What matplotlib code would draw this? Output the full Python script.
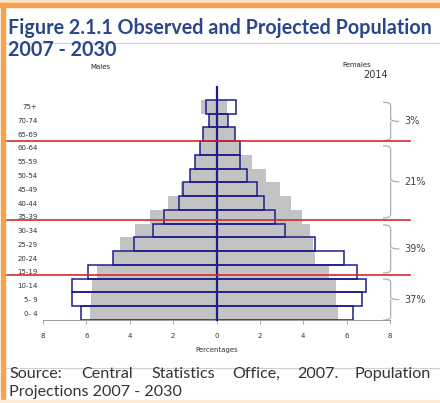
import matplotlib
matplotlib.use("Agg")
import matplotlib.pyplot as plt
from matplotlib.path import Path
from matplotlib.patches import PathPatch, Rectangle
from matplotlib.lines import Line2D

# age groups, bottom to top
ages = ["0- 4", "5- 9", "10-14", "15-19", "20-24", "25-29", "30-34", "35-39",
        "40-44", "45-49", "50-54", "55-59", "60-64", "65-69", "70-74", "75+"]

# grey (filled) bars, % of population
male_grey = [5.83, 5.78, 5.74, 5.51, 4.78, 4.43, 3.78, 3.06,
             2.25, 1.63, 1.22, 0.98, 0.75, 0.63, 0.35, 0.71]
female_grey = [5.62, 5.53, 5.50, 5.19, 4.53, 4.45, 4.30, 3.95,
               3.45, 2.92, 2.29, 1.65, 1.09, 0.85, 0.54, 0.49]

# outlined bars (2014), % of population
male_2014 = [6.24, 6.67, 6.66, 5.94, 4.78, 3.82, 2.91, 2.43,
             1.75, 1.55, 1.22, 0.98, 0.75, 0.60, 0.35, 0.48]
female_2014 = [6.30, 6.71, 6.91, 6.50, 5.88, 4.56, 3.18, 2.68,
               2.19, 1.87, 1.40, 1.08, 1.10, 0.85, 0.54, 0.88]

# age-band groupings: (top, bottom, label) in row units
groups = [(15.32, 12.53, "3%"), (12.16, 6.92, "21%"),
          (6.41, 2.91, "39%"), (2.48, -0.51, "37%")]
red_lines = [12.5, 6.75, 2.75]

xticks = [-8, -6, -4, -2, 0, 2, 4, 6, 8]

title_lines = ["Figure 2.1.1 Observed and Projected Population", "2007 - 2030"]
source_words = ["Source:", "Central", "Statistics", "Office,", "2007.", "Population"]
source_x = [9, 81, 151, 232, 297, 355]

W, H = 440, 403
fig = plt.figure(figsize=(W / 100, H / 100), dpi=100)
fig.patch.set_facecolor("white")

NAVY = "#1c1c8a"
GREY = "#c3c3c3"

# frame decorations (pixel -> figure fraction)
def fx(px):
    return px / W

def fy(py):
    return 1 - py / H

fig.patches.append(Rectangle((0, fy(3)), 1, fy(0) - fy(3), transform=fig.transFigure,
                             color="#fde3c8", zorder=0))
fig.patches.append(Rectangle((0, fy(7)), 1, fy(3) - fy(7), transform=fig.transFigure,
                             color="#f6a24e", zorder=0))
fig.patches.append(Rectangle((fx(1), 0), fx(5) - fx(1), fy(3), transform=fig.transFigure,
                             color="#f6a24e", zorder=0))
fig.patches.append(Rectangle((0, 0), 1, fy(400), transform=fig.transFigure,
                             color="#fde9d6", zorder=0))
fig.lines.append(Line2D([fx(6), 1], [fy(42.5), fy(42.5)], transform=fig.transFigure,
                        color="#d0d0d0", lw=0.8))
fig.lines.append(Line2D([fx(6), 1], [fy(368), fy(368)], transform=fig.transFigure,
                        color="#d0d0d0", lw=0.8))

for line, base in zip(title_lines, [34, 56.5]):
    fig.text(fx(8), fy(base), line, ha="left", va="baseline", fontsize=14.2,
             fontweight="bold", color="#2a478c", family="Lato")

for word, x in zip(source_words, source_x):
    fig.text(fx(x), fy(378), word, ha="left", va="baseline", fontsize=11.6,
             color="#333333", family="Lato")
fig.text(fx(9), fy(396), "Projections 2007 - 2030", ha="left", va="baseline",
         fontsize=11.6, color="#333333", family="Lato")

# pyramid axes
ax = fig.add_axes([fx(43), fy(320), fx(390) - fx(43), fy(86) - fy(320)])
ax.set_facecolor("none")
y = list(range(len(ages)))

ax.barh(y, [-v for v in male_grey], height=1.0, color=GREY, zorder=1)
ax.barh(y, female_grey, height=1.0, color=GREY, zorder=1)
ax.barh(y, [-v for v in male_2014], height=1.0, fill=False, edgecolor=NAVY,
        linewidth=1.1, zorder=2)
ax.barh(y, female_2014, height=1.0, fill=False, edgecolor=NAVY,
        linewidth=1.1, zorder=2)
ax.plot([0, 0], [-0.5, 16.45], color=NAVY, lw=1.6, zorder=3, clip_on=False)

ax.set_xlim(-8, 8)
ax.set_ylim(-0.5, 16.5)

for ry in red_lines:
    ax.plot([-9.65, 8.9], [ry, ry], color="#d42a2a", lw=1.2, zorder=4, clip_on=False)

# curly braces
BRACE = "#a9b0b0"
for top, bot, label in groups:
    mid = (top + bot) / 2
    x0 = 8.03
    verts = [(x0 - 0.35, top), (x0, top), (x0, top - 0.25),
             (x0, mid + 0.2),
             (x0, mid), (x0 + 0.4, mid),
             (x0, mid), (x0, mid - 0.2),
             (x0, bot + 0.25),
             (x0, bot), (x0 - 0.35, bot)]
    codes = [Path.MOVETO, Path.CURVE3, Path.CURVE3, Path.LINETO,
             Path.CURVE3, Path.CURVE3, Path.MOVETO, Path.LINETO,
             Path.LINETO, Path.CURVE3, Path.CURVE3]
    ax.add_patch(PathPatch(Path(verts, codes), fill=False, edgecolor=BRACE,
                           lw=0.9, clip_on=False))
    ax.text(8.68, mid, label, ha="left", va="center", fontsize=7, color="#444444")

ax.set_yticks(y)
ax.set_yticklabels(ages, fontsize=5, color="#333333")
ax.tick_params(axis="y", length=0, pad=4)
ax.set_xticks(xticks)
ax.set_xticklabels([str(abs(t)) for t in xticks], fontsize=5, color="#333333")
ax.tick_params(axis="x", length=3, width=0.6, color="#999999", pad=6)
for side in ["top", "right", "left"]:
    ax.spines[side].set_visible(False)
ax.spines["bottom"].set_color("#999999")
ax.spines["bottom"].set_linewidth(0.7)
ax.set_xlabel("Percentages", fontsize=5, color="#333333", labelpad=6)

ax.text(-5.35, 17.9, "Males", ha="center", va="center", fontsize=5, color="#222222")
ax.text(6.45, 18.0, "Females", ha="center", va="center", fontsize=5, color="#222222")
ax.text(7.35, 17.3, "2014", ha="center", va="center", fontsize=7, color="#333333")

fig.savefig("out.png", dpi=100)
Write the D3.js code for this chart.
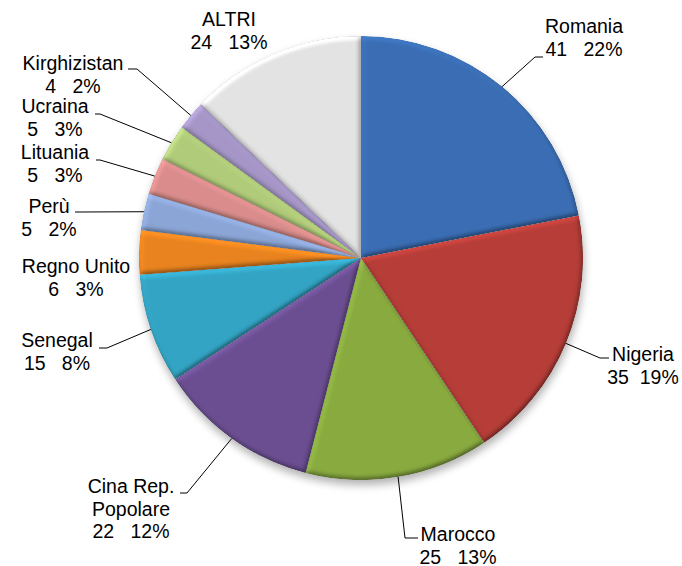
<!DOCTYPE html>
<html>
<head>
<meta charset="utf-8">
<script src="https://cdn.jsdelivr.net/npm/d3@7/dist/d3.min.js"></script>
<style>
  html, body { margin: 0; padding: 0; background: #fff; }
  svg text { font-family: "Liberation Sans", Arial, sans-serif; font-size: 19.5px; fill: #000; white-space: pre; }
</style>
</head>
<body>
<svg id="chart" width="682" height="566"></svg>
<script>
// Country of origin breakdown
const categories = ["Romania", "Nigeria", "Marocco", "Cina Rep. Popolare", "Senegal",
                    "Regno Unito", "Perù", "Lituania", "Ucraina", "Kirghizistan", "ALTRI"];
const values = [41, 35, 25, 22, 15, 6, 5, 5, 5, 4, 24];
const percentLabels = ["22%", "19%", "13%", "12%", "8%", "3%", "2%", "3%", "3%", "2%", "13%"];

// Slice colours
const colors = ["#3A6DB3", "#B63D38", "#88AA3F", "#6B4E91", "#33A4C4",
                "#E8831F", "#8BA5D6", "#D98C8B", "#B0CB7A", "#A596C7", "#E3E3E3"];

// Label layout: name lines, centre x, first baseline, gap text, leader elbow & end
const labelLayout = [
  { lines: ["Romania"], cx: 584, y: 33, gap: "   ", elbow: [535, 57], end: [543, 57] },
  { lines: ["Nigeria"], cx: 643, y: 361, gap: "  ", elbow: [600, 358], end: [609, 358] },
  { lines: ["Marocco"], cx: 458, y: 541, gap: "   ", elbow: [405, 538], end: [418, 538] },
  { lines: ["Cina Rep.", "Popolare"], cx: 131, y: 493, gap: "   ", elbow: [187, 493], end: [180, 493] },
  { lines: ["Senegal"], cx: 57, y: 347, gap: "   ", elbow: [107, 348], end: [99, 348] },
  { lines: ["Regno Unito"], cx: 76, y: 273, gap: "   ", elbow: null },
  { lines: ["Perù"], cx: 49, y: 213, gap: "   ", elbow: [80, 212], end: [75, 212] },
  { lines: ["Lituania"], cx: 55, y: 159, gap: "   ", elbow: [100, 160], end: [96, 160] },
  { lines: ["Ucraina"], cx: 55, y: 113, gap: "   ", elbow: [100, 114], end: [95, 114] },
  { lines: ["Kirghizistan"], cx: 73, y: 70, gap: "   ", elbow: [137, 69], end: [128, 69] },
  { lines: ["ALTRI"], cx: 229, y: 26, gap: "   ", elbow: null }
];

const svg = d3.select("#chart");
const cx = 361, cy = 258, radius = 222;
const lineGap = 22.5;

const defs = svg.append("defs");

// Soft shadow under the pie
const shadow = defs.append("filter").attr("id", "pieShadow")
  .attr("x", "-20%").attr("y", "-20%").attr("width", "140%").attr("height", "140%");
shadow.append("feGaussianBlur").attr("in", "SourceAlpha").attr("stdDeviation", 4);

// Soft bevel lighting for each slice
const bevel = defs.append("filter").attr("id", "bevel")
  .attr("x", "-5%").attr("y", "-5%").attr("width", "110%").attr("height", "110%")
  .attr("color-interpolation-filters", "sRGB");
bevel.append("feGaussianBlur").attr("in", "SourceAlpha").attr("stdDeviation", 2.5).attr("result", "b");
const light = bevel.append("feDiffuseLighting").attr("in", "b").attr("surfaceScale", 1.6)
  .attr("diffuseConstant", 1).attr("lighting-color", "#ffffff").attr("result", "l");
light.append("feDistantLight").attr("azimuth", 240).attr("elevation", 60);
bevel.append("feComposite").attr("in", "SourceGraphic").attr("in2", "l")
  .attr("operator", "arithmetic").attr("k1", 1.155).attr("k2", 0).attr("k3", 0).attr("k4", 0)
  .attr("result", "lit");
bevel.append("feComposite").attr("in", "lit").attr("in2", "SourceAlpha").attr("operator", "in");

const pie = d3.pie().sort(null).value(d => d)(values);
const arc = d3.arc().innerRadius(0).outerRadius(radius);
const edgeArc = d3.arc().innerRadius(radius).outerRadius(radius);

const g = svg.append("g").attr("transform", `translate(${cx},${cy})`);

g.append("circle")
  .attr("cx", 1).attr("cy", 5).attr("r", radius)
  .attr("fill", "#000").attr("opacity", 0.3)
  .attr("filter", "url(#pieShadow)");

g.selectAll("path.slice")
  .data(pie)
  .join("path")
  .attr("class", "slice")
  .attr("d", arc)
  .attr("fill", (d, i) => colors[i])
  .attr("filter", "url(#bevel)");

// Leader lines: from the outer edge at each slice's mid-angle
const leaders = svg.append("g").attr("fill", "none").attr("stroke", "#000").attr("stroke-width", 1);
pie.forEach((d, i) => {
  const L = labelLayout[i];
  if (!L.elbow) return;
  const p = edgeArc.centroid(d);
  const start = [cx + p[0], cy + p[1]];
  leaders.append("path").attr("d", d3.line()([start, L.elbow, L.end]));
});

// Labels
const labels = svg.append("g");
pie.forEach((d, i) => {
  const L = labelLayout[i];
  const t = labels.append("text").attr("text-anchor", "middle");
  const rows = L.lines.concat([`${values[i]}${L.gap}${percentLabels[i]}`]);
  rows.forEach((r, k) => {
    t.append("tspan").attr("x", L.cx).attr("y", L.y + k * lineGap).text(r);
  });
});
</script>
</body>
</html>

-=-=-

_WHAT IS REQUIRED_. Return, please, the exact lines from the beginning of the entries above through the line containing "return 1 - py / H", both included; pictures are left out.

_RESPONSE BELOW_.
What matplotlib code would draw this? Output the full Python script.
import matplotlib
matplotlib.use("Agg")
import matplotlib.pyplot as plt
from matplotlib.path import Path
from matplotlib.patches import PathPatch, Rectangle
from matplotlib.lines import Line2D

# age groups, bottom to top
ages = ["0- 4", "5- 9", "10-14", "15-19", "20-24", "25-29", "30-34", "35-39",
        "40-44", "45-49", "50-54", "55-59", "60-64", "65-69", "70-74", "75+"]

# grey (filled) bars, % of population
male_grey = [5.83, 5.78, 5.74, 5.51, 4.78, 4.43, 3.78, 3.06,
             2.25, 1.63, 1.22, 0.98, 0.75, 0.63, 0.35, 0.71]
female_grey = [5.62, 5.53, 5.50, 5.19, 4.53, 4.45, 4.30, 3.95,
               3.45, 2.92, 2.29, 1.65, 1.09, 0.85, 0.54, 0.49]

# outlined bars (2014), % of population
male_2014 = [6.24, 6.67, 6.66, 5.94, 4.78, 3.82, 2.91, 2.43,
             1.75, 1.55, 1.22, 0.98, 0.75, 0.60, 0.35, 0.48]
female_2014 = [6.30, 6.71, 6.91, 6.50, 5.88, 4.56, 3.18, 2.68,
               2.19, 1.87, 1.40, 1.08, 1.10, 0.85, 0.54, 0.88]

# age-band groupings: (top, bottom, label) in row units
groups = [(15.32, 12.53, "3%"), (12.16, 6.92, "21%"),
          (6.41, 2.91, "39%"), (2.48, -0.51, "37%")]
red_lines = [12.5, 6.75, 2.75]

xticks = [-8, -6, -4, -2, 0, 2, 4, 6, 8]

title_lines = ["Figure 2.1.1 Observed and Projected Population", "2007 - 2030"]
source_words = ["Source:", "Central", "Statistics", "Office,", "2007.", "Population"]
source_x = [9, 81, 151, 232, 297, 355]

W, H = 440, 403
fig = plt.figure(figsize=(W / 100, H / 100), dpi=100)
fig.patch.set_facecolor("white")

NAVY = "#1c1c8a"
GREY = "#c3c3c3"

# frame decorations (pixel -> figure fraction)
def fx(px):
    return px / W

def fy(py):
    return 1 - py / H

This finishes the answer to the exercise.